* [Your instructions]: Leaving out every picture, quote the data below exactly as it appears.

--- begin ---

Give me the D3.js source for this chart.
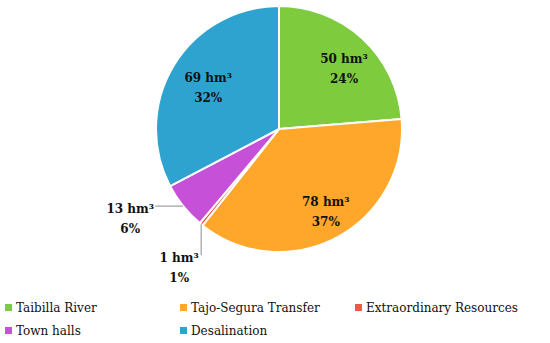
<!DOCTYPE html>
<html lang="en">
<head>
<meta charset="UTF-8">
<title>Water resources pie</title>
<script src="https://d3js.org/d3.v7.min.js"></script>
<style>
    body { margin: 0; background: #fff; }
    .lbl, .leg { font-family: "DejaVu Serif", "Liberation Serif", serif; }
    .lbl { font-weight: bold; font-size: 12px; fill: #111; }
    .leg { font-size: 12px; fill: #111; }
</style>
</head>
<body>
<svg id="chart" width="550" height="343"></svg>
<script>
// data
const categories = ["Taibilla River", "Tajo-Segura Transfer", "Extraordinary Resources", "Town halls", "Desalination"];
const volumes = [50, 78, 1, 13, 69];        // hm3
const percents = [24, 37, 1, 6, 32];        // as printed
const colors = ["#7ecc3d", "#ffa72b", "#ee5a3c", "#c650d8", "#2fa3d0"];

const width = 550, height = 343;
const cx = 279, cy = 129, radius = 123;

const svg = d3.select("#chart");
const g = svg.append("g").attr("transform", `translate(${cx},${cy})`);

const pie = d3.pie().sort(null).value(d => d);
const arcs = pie(volumes);

const arc = d3.arc().innerRadius(0).outerRadius(radius);

g.selectAll("path.slice")
    .data(arcs)
    .join("path")
    .attr("class", "slice")
    .attr("d", arc)
    .attr("fill", (d, i) => colors[i])
    .attr("stroke", "#fff")
    .attr("stroke-width", 2)
    .attr("stroke-linejoin", "round");

// label placement: inside slices get centroid at 0.72r, small ones get a leader line
const labelArc = d3.arc().innerRadius(radius * 0.72).outerRadius(radius * 0.72);
const outside = {
    2: { dir: "down", len: 31, dx: -22 },
    3: { dir: "left", len: 28, dx: -25 }
};

arcs.forEach((d, i) => {
    const a = (d.startAngle + d.endAngle) / 2;
    let x, y;
    if (outside[i]) {
        const o = outside[i];
        const px = radius * Math.sin(a), py = -radius * Math.cos(a);
        let ex = px, ey = py;
        if (o.dir === "down") ey = py + o.len; else ex = px - o.len;
        g.append("line")
            .attr("x1", px).attr("y1", py)
            .attr("x2", ex).attr("y2", ey)
            .attr("stroke", "#a6a6a6").attr("stroke-width", 1.3);
        x = ex + o.dx; y = ey + 10;
    } else {
        const c = labelArc.centroid(d);
        x = c[0] + 5; y = c[1] + 2;
    }
    const t = g.append("text").attr("class", "lbl").attr("text-anchor", "middle")
        .attr("x", x).attr("y", y);
    t.append("tspan").attr("x", x).attr("dy", "-0.25em").text(volumes[i] + " hm³");
    t.append("tspan").attr("x", x).attr("dy", "1.65em").text(percents[i] + "%");
});

// legend
const legCols = [5, 180, 355];
const legRows = [312, 335];
const leg = svg.append("g");
categories.forEach((name, i) => {
    const lx = legCols[i % 3], ly = legRows[Math.floor(i / 3)];
    leg.append("rect")
        .attr("x", lx).attr("y", ly - 8)
        .attr("width", 7).attr("height", 7)
        .attr("fill", colors[i]);
    leg.append("text").attr("class", "leg")
        .attr("x", lx + 11).attr("y", ly)
        .text(name);
});
</script>
</body>
</html>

--- end ---

* [Solved problem]:
Give me the D3.js source for this chart.
<!DOCTYPE html>
<html lang="en">
<head>
<meta charset="UTF-8">
<title>Water resources pie</title>
<script src="https://d3js.org/d3.v7.min.js"></script>
<style>
    body { margin: 0; background: #fff; }
    .lbl, .leg { font-family: "DejaVu Serif", "Liberation Serif", serif; }
    .lbl { font-weight: bold; font-size: 12px; fill: #111; }
    .leg { font-size: 12px; fill: #111; }
</style>
</head>
<body>
<svg id="chart" width="550" height="343"></svg>
<script>
// data
const categories = ["Taibilla River", "Tajo-Segura Transfer", "Extraordinary Resources", "Town halls", "Desalination"];
const volumes = [50, 78, 1, 13, 69];        // hm3
const percents = [24, 37, 1, 6, 32];        // as printed
const colors = ["#7ecc3d", "#ffa72b", "#ee5a3c", "#c650d8", "#2fa3d0"];

const width = 550, height = 343;
const cx = 279, cy = 129, radius = 123;

const svg = d3.select("#chart");
const g = svg.append("g").attr("transform", `translate(${cx},${cy})`);

const pie = d3.pie().sort(null).value(d => d);
const arcs = pie(volumes);

const arc = d3.arc().innerRadius(0).outerRadius(radius);

g.selectAll("path.slice")
    .data(arcs)
    .join("path")
    .attr("class", "slice")
    .attr("d", arc)
    .attr("fill", (d, i) => colors[i])
    .attr("stroke", "#fff")
    .attr("stroke-width", 2)
    .attr("stroke-linejoin", "round");

// label placement: inside slices get centroid at 0.72r, small ones get a leader line
const labelArc = d3.arc().innerRadius(radius * 0.72).outerRadius(radius * 0.72);
const outside = {
    2: { dir: "down", len: 31, dx: -22 },
    3: { dir: "left", len: 28, dx: -25 }
};

arcs.forEach((d, i) => {
    const a = (d.startAngle + d.endAngle) / 2;
    let x, y;
    if (outside[i]) {
        const o = outside[i];
        const px = radius * Math.sin(a), py = -radius * Math.cos(a);
        let ex = px, ey = py;
        if (o.dir === "down") ey = py + o.len; else ex = px - o.len;
        g.append("line")
            .attr("x1", px).attr("y1", py)
            .attr("x2", ex).attr("y2", ey)
            .attr("stroke", "#a6a6a6").attr("stroke-width", 1.3);
        x = ex + o.dx; y = ey + 10;
    } else {
        const c = labelArc.centroid(d);
        x = c[0] + 5; y = c[1] + 2;
    }
    const t = g.append("text").attr("class", "lbl").attr("text-anchor", "middle")
        .attr("x", x).attr("y", y);
    t.append("tspan").attr("x", x).attr("dy", "-0.25em").text(volumes[i] + " hm³");
    t.append("tspan").attr("x", x).attr("dy", "1.65em").text(percents[i] + "%");
});

// legend
const legCols = [5, 180, 355];
const legRows = [312, 335];
const leg = svg.append("g");
categories.forEach((name, i) => {
    const lx = legCols[i % 3], ly = legRows[Math.floor(i / 3)];
    leg.append("rect")
        .attr("x", lx).attr("y", ly - 8)
        .attr("width", 7).attr("height", 7)
        .attr("fill", colors[i]);
    leg.append("text").attr("class", "leg")
        .attr("x", lx + 11).attr("y", ly)
        .text(name);
});
</script>
</body>
</html>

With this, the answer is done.